** Start **
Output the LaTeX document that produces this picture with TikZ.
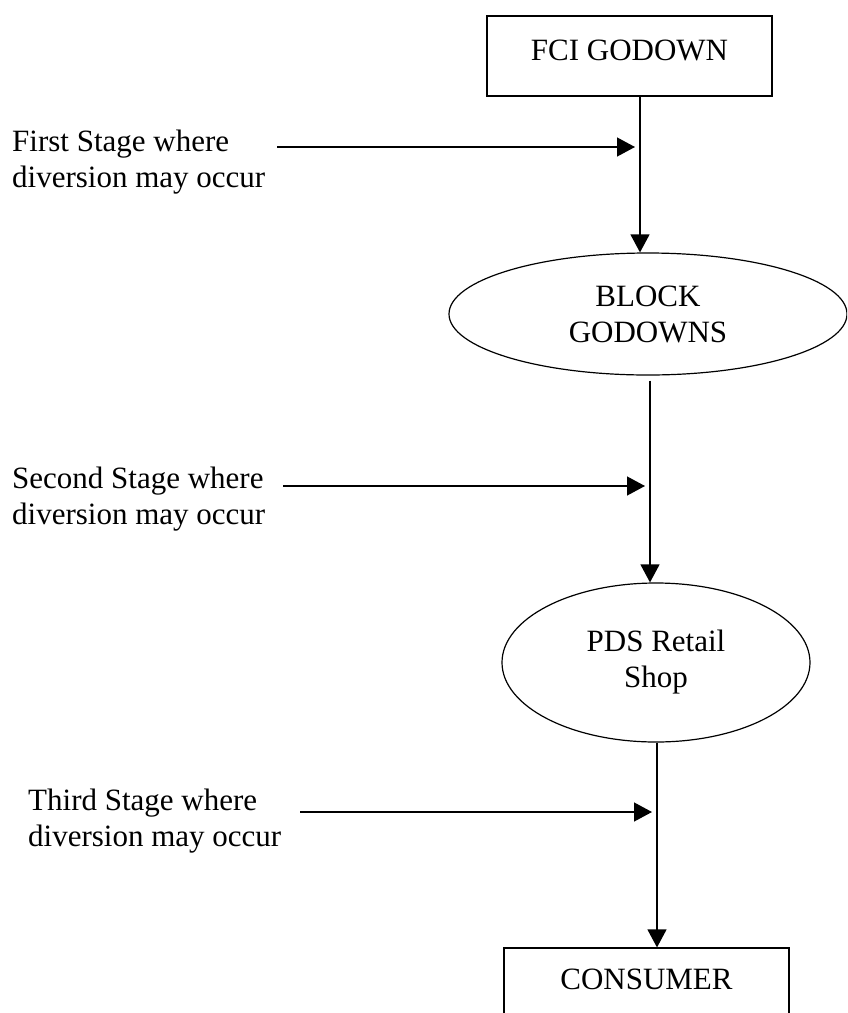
\documentclass[tikz,border=0pt]{standalone}
\usepackage{fontspec}
\setmainfont{Liberation Serif}
\usetikzlibrary{arrows.meta,shapes.geometric}
\begin{document}
\begin{tikzpicture}[x=1pt,y=-1pt,
  every node/.style={font=\fontsize{31}{36}\selectfont},
  boxnode/.style={draw, line width=1.2pt, rectangle, minimum width=285pt, inner sep=0pt},
  ovalnode/.style={draw, line width=1.2pt, ellipse, inner sep=0pt, align=center},
  lab/.style={anchor=north west, inner sep=0pt, align=left},
  flow/.style={line width=1.3pt, -{Triangle[length=18pt,width=19pt]}}]
\useasboundingbox (0,0) rectangle (847,1013);
\clip (0,0) rectangle (847,1013);
% main nodes
\node[boxnode, minimum height=80pt, text height=20.5pt, text depth=12.5pt] (fci) at (629.5,56) {FCI GODOWN};
\node[ovalnode, minimum width=398pt, minimum height=122pt] (block) at (648,314) {BLOCK\\GODOWNS};
\node[ovalnode, minimum width=308pt, minimum height=159pt] (pds) at (656,662.5) {PDS Retail\\Shop};
\node[boxnode, minimum height=82pt, text height=20.5pt, text depth=20.5pt] (cons) at (646.5,989) {CONSUMER};
% labels
\node[lab] (lab1) at (12,129.8) {First Stage where\\diversion may occur};
\node[lab] (lab2) at (12,466.8) {Second Stage where\\diversion may occur};
\node[lab] (lab3) at (28,788.8) {Third Stage where\\diversion may occur};
% vertical flow
\coordinate (v1) at (640,0);
\coordinate (v2) at (650,0);
\coordinate (v3) at (657,0);
\coordinate (b2) at ([yshift=-5pt]block.south);
\draw[flow] (fci.south -| v1) -- (block.north -| v1);
\draw[flow] (b2 -| v2) -- (pds.north -| v2);
\draw[flow] (pds.south -| v3) -- (cons.north -| v3);
% diversion arrows
\coordinate (s1) at (277,147);
\coordinate (e1) at (635,147);
\coordinate (s2) at (283,486);
\coordinate (e2) at (645,486);
\coordinate (s3) at (300,812);
\coordinate (e3) at (652,812);
\draw[flow] (s1) -- (e1);
\draw[flow] (s2) -- (e2);
\draw[flow] (s3) -- (e3);
\end{tikzpicture}
\end{document}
** End **
→ **OBJECTIVE**: Copy out each line exactly, without the pictures.

→ **SOLUTION FOR THIS TASK**:
Output the LaTeX document that produces this picture with TikZ.
\documentclass[tikz,border=0pt]{standalone}
\usepackage{fontspec}
\setmainfont{Liberation Serif}
\usetikzlibrary{arrows.meta,shapes.geometric}
\begin{document}
\begin{tikzpicture}[x=1pt,y=-1pt,
  every node/.style={font=\fontsize{31}{36}\selectfont},
  boxnode/.style={draw, line width=1.2pt, rectangle, minimum width=285pt, inner sep=0pt},
  ovalnode/.style={draw, line width=1.2pt, ellipse, inner sep=0pt, align=center},
  lab/.style={anchor=north west, inner sep=0pt, align=left},
  flow/.style={line width=1.3pt, -{Triangle[length=18pt,width=19pt]}}]
\useasboundingbox (0,0) rectangle (847,1013);
\clip (0,0) rectangle (847,1013);
% main nodes
\node[boxnode, minimum height=80pt, text height=20.5pt, text depth=12.5pt] (fci) at (629.5,56) {FCI GODOWN};
\node[ovalnode, minimum width=398pt, minimum height=122pt] (block) at (648,314) {BLOCK\\GODOWNS};
\node[ovalnode, minimum width=308pt, minimum height=159pt] (pds) at (656,662.5) {PDS Retail\\Shop};
\node[boxnode, minimum height=82pt, text height=20.5pt, text depth=20.5pt] (cons) at (646.5,989) {CONSUMER};
% labels
\node[lab] (lab1) at (12,129.8) {First Stage where\\diversion may occur};
\node[lab] (lab2) at (12,466.8) {Second Stage where\\diversion may occur};
\node[lab] (lab3) at (28,788.8) {Third Stage where\\diversion may occur};
% vertical flow
\coordinate (v1) at (640,0);
\coordinate (v2) at (650,0);
\coordinate (v3) at (657,0);
\coordinate (b2) at ([yshift=-5pt]block.south);
\draw[flow] (fci.south -| v1) -- (block.north -| v1);
\draw[flow] (b2 -| v2) -- (pds.north -| v2);
\draw[flow] (pds.south -| v3) -- (cons.north -| v3);
% diversion arrows
\coordinate (s1) at (277,147);
\coordinate (e1) at (635,147);
\coordinate (s2) at (283,486);
\coordinate (e2) at (645,486);
\coordinate (s3) at (300,812);
\coordinate (e3) at (652,812);
\draw[flow] (s1) -- (e1);
\draw[flow] (s2) -- (e2);
\draw[flow] (s3) -- (e3);
\end{tikzpicture}
\end{document}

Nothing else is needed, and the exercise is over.